A new survey of 777 UK-based retail investors has revealed how the current economic climate is impacting their investment plans for the next 12 months.
UK retail investors are uncertain about making any sudden investment moves in 2023 due to concerns about persistent inflation and the spiralling cost-of-living, new research commissioned by HYCM has revealed.
The report found:
• Just 28% are confident that inflation will be brought under control this year
• Two in five (40%) are too nervous to make new investments in the current climate
• 42% plan to adopt a conservative investment strategy in 2023
• 22% will be forced to liquidate their investments if the cost-of-living continues to climb
The trading broker commissioned an independent survey of 777 UK-based investors, all of whom have investments in excess of £20,000, excluding the value of their residential property. It found that just 28% of investors have confidence that inflation will be brought under control this year. A further two in five (40%) are too nervous to make investments in the current high inflation, low growth economy.
22% voiced significant concerns over the cost-of-living, claiming they will be forced to liquidate their investments if high living costs continue to escalate. This figure rises to 43% amongst those 18-34.
HYCM’s survey uncovered that 42% plan to adopt a conservative investment strategy, focusing on security rather than returns in 2023, with this figure rising to 55% in the 18-34 demographic.
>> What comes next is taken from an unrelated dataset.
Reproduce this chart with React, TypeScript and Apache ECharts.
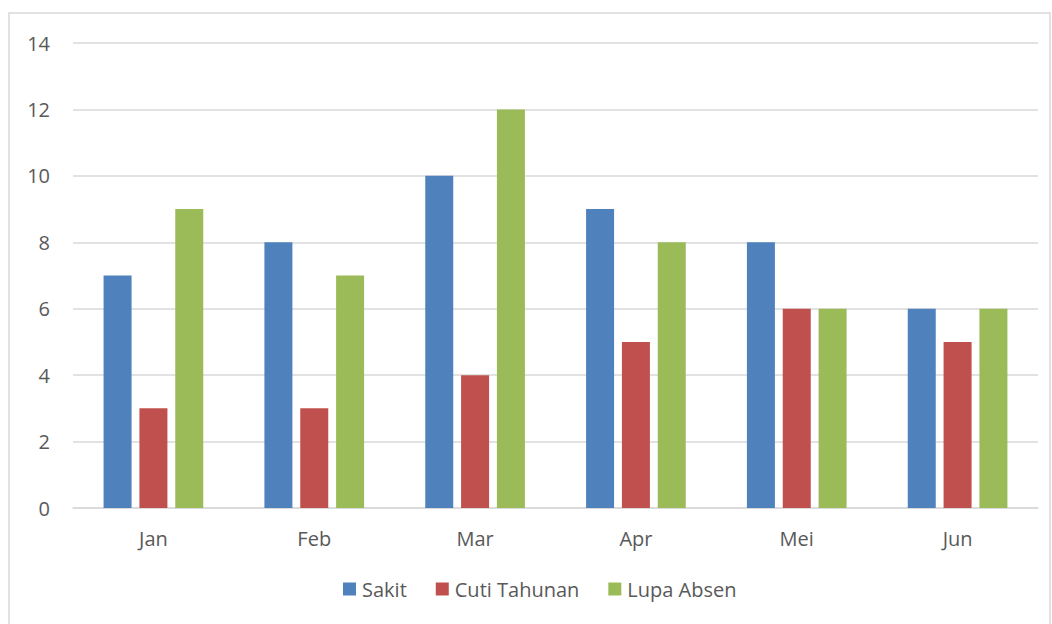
import React, { useEffect, useRef } from "react";
import * as echarts from "echarts";

const categories = ["Jan", "Feb", "Mar", "Apr", "Mei", "Jun"];
const sakit = [7, 8, 10, 9, 8, 6];
const cutiTahunan = [3, 3, 4, 5, 6, 5];
const lupaAbsen = [9, 7, 12, 8, 6, 6];
const seriesNames = ["Sakit", "Cuti Tahunan", "Lupa Absen"];
const colors = ["#4F81BD", "#C0504D", "#9BBB59"];

export default function App() {
  const ref = useRef<HTMLDivElement>(null);
  useEffect(() => {
    document.body.style.margin = "0";
    const chart = echarts.init(ref.current!, undefined, { renderer: "svg" });
    const font = "'Open Sans', 'Liberation Sans', sans-serif";
    const data = [sakit, cutiTahunan, lupaAbsen];
    chart.setOption({
      animation: false,
      color: colors,
      textStyle: { fontFamily: font },
      graphic: [
        {
          type: "rect",
          shape: { x: 9, y: 13, width: 1041, height: 640 },
          style: { fill: "none", stroke: "#d9d9d9", lineWidth: 1.5 },
          silent: true,
        },
      ],
      grid: { left: 73, right: 14, top: 43, bottom: 116 },
      legend: {
        bottom: 20,
        left: 338,
        itemWidth: 13,
        itemHeight: 13,
        itemGap: 29,
        icon: "rect",
        textStyle: { color: "#595959", fontSize: 20, fontFamily: font, padding: [0, 0, 0, 1] },
        data: seriesNames,
      },
      xAxis: {
        type: "category",
        data: categories,
        axisLine: { lineStyle: { color: "#d9d9d9", width: 1.5 } },
        axisTick: { show: false },
        axisLabel: { color: "#595959", fontSize: 20, margin: 20, fontFamily: font },
      },
      yAxis: {
        type: "value",
        min: 0,
        max: 14,
        interval: 2,
        axisLine: { show: false },
        axisTick: { show: false },
        axisLabel: { color: "#595959", fontSize: 20, margin: 23, fontFamily: font },
        splitLine: { lineStyle: { color: "#d9d9d9", width: 1.5 } },
      },
      series: seriesNames.map((name, i) => ({
        name,
        type: "bar",
        data: data[i],
        barWidth: 28,
        barGap: "28%",
        itemStyle: { color: colors[i] },
      })),
    });
    return () => chart.dispose();
  }, []);
  return <div ref={ref} style={{ width: 1052, height: 624 }} />;
}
One third (33%) plan to target their investments specifically to sectors they think will be resistant to the recession, with this figure rising to 52% amongst the youngest investors surveyed. Currently, just under half (49%) of the respondents surveyed have investments in stocks and shares, property (31%), and fixed interest securities (29%).
When surveyed about their plans for 2023, the majority (67%) of investors are planning to hold their position on fixed interest securities, with 63% of thoes with investments in stocks and shares and 56% of those who have invested in gold also looking to maintain their position. Overall, a further 23% plan to add more stocks to their portfolio.
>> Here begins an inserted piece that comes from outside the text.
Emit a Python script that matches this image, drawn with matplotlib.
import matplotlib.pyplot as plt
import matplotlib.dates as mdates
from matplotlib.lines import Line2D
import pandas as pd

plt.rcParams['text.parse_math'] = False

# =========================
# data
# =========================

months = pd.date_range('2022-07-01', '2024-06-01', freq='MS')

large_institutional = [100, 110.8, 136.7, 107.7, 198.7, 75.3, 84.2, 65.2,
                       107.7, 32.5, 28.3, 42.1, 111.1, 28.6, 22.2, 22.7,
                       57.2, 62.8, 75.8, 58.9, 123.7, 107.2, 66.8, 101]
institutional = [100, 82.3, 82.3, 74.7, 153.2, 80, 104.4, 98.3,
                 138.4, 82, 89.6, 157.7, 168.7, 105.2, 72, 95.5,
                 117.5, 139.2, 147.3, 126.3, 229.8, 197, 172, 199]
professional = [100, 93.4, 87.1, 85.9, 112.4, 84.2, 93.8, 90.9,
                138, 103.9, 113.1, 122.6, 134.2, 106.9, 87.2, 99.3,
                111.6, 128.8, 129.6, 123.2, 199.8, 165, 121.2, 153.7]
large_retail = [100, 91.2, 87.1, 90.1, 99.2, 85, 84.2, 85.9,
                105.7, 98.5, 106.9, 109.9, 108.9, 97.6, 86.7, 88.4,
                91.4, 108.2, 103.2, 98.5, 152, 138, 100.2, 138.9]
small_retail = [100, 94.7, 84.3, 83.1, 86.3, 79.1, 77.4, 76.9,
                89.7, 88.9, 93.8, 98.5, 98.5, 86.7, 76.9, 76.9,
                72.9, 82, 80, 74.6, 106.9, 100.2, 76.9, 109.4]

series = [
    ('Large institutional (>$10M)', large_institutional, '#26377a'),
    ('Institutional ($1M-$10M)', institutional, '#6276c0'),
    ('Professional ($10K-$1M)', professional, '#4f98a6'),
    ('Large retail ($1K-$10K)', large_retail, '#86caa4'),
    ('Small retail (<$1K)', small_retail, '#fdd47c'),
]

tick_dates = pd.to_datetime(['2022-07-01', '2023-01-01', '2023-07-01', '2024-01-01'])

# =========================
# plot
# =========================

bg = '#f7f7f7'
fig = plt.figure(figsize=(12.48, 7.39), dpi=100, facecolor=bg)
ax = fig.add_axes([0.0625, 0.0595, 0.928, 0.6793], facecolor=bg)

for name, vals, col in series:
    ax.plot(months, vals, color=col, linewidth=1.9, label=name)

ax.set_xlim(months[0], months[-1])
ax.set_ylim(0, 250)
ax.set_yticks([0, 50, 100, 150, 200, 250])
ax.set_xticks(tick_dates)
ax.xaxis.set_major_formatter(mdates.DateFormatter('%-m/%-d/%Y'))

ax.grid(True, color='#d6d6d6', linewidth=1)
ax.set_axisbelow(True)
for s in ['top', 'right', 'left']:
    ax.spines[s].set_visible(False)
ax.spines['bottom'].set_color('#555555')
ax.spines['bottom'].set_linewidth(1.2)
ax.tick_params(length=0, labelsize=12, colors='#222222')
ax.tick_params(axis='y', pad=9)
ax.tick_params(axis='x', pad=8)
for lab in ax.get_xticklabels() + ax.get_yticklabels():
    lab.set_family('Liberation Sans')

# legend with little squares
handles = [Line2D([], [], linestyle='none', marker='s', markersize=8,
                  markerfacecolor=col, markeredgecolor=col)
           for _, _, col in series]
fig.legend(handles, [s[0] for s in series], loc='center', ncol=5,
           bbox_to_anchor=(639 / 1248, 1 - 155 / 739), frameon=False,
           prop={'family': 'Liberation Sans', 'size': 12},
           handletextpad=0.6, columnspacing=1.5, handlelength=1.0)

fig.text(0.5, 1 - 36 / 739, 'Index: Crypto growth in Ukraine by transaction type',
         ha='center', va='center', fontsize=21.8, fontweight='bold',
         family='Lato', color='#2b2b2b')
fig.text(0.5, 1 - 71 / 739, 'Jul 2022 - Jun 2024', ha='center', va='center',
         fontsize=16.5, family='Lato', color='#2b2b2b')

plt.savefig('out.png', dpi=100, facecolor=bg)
Giles Coghlan, Chief Market Analyst, consulting for HYCM, said: “Although inflation has somewhat eased over recent weeks, with the most recent CPI figures still standing above 10%, HYCM’s research indicates that UK investors are fearful that the spectre of inflation could stick around in the long-term.
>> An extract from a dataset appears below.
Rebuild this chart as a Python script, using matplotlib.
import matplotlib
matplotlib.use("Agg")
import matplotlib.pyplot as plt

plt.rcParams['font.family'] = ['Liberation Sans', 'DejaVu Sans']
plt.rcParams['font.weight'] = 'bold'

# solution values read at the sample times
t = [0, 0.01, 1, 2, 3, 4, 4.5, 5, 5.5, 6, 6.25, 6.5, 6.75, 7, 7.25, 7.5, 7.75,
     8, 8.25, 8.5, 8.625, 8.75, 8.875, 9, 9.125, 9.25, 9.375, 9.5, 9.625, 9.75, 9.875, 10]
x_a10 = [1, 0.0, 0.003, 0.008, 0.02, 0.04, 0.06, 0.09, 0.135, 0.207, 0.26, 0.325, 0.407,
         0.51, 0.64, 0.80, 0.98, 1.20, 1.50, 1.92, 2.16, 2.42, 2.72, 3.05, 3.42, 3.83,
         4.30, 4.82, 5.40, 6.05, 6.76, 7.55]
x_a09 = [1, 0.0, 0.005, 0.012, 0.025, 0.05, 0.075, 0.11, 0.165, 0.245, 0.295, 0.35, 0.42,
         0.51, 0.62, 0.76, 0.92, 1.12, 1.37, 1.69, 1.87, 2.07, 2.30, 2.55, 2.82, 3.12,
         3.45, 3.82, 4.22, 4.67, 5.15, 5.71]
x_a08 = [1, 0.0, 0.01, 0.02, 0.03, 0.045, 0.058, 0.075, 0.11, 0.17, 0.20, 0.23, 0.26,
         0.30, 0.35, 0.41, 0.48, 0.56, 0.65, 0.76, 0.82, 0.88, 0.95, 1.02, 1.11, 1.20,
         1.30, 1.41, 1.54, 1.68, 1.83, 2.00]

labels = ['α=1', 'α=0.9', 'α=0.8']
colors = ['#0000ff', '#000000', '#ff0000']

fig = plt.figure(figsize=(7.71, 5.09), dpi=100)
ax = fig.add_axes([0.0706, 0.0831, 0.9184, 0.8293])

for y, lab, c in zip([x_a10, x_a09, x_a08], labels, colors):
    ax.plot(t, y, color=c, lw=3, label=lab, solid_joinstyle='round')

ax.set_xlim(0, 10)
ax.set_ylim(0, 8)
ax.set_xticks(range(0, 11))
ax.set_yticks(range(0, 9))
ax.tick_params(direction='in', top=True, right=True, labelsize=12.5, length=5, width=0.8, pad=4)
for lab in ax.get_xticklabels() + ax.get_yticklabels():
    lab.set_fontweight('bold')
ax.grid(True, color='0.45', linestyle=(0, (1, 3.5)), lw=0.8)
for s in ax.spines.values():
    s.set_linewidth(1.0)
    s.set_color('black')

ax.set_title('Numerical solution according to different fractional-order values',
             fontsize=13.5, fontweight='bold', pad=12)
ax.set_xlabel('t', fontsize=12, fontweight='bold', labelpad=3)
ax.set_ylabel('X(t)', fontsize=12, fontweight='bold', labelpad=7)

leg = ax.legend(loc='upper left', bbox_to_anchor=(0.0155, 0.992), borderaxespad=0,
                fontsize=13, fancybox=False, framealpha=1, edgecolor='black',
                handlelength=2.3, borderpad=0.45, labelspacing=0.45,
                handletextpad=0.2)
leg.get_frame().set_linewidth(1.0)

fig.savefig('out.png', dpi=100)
“Inflation is a beast that eats away at hard-earned savings and plays havoc with domestic budgets – the idea that it could become entrenched is something the Bank of England wants to fight. But after a difficult couple of years, even with further interest rate hikes in the pipeline, many investors remain concerned about an imminent recession. Naturally, this is translating into cautious investment practices – however it is encouraging to see that a good portion of investors are looking to fight the fall by buying the dip.”